Set exercise: Copy the data exactly as it appears, and do not include any pictures.

Available data:
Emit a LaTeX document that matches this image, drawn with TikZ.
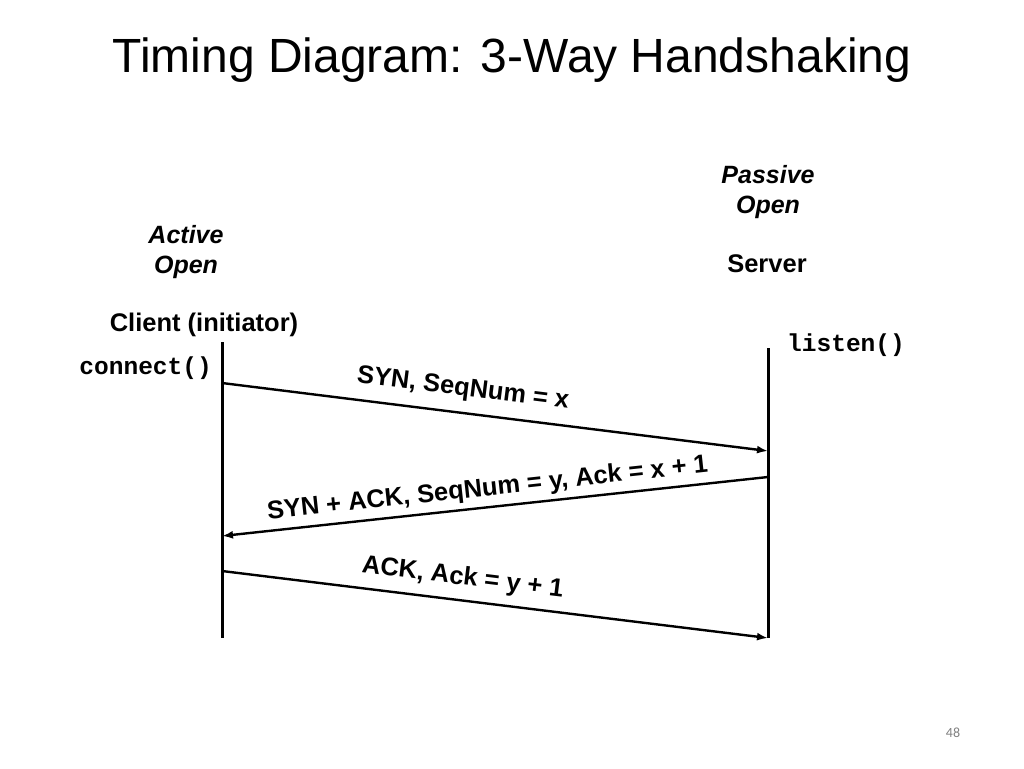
\documentclass[tikz,border=0pt]{standalone}
\usepackage{fontspec}
\setmainfont{Liberation Sans}
\newfontfamily\codefont{Liberation Mono}
\newfontfamily\pagefont{Carlito}
\usetikzlibrary{arrows.meta}

\begin{document}
\begin{tikzpicture}[x=1pt,y=-1pt]
	% Set styles
	\tikzset{
		role text/.style={font=\bfseries\fontsize{25.5}{30}\selectfont, align=center, inner sep=0pt},
		open text/.style={font=\bfseries\itshape\fontsize{25}{30.5}\selectfont, align=center, inner sep=0pt},
		call text/.style={font=\codefont\bfseries\fontsize{24.5}{30}\selectfont, inner sep=0pt},
		time line/.style={line width=3pt},
		message/.style={line width=2.4pt, -{Latex[length=11pt,width=8pt]}},
		msg text/.style={font=\bfseries\fontsize{25.5}{30}\selectfont, inner sep=0pt, sloped}
	}
	\useasboundingbox (0,0) rectangle (1024,768);
	
	% Title
	\node[font=\fontsize{48}{50}\selectfont] (title) at (512,60) {Timing Diagram: 3-Way Handshaking};
	
	% The two hosts
	\node[open text] (active) at (186,252) {Active\\Open};
	\node[role text] (client) at (204,325) {Client (initiator)};
	\node[open text] (passive) at (768,192) {Passive\\Open};
	\node[role text] (server) at (767,264) {Server};
	
	% Socket calls
	\node[call text, anchor=east] (connect) at (212,368) {connect()};
	\node[call text, anchor=west] (listen) at (787,345) {listen()};
	
	% Time lines
	\coordinate (c-top) at (222,342);
	\coordinate (c-bot) at (222,638);
	\coordinate (s-top) at (768,348);
	\coordinate (s-bot) at (768,638);
	\draw[time line] (c-top) -- (c-bot);
	\draw[time line] (s-top) -- (s-bot);
	
	% Segments exchanged
	\coordinate (c-syn) at (222,383);
	\coordinate (s-syn) at (768,451);
	\coordinate (s-synack) at (768,477);
	\coordinate (c-synack) at (222,536);
	\coordinate (c-ack) at (222,571);
	\coordinate (s-ack) at (768,638);
	\draw[message] (c-syn) -- node[msg text, above=11pt, pos=0.436] (syn) {SYN, SeqNum = x} (s-syn);
	\draw[message] (s-synack) -- node[msg text, above=5pt, pos=0.51] (synack) {SYN + ACK, SeqNum = y, Ack = x + 1} (c-synack);
	\draw[message] (c-ack) -- node[msg text, above=9pt, pos=0.436] (ack) {ACK, Ack = y + 1} (s-ack);
	
	% Slide number
	\node[font=\pagefont\fontsize{14}{16}\selectfont, text=gray] (page) at (953,733) {48};
\end{tikzpicture}
\end{document}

Exercise solution:
Emit a LaTeX document that matches this image, drawn with TikZ.
\documentclass[tikz,border=0pt]{standalone}
\usepackage{fontspec}
\setmainfont{Liberation Sans}
\newfontfamily\codefont{Liberation Mono}
\newfontfamily\pagefont{Carlito}
\usetikzlibrary{arrows.meta}

\begin{document}
\begin{tikzpicture}[x=1pt,y=-1pt]
	% Set styles
	\tikzset{
		role text/.style={font=\bfseries\fontsize{25.5}{30}\selectfont, align=center, inner sep=0pt},
		open text/.style={font=\bfseries\itshape\fontsize{25}{30.5}\selectfont, align=center, inner sep=0pt},
		call text/.style={font=\codefont\bfseries\fontsize{24.5}{30}\selectfont, inner sep=0pt},
		time line/.style={line width=3pt},
		message/.style={line width=2.4pt, -{Latex[length=11pt,width=8pt]}},
		msg text/.style={font=\bfseries\fontsize{25.5}{30}\selectfont, inner sep=0pt, sloped}
	}
	\useasboundingbox (0,0) rectangle (1024,768);
	
	% Title
	\node[font=\fontsize{48}{50}\selectfont] (title) at (512,60) {Timing Diagram: 3-Way Handshaking};
	
	% The two hosts
	\node[open text] (active) at (186,252) {Active\\Open};
	\node[role text] (client) at (204,325) {Client (initiator)};
	\node[open text] (passive) at (768,192) {Passive\\Open};
	\node[role text] (server) at (767,264) {Server};
	
	% Socket calls
	\node[call text, anchor=east] (connect) at (212,368) {connect()};
	\node[call text, anchor=west] (listen) at (787,345) {listen()};
	
	% Time lines
	\coordinate (c-top) at (222,342);
	\coordinate (c-bot) at (222,638);
	\coordinate (s-top) at (768,348);
	\coordinate (s-bot) at (768,638);
	\draw[time line] (c-top) -- (c-bot);
	\draw[time line] (s-top) -- (s-bot);
	
	% Segments exchanged
	\coordinate (c-syn) at (222,383);
	\coordinate (s-syn) at (768,451);
	\coordinate (s-synack) at (768,477);
	\coordinate (c-synack) at (222,536);
	\coordinate (c-ack) at (222,571);
	\coordinate (s-ack) at (768,638);
	\draw[message] (c-syn) -- node[msg text, above=11pt, pos=0.436] (syn) {SYN, SeqNum = x} (s-syn);
	\draw[message] (s-synack) -- node[msg text, above=5pt, pos=0.51] (synack) {SYN + ACK, SeqNum = y, Ack = x + 1} (c-synack);
	\draw[message] (c-ack) -- node[msg text, above=9pt, pos=0.436] (ack) {ACK, Ack = y + 1} (s-ack);
	
	% Slide number
	\node[font=\pagefont\fontsize{14}{16}\selectfont, text=gray] (page) at (953,733) {48};
\end{tikzpicture}
\end{document}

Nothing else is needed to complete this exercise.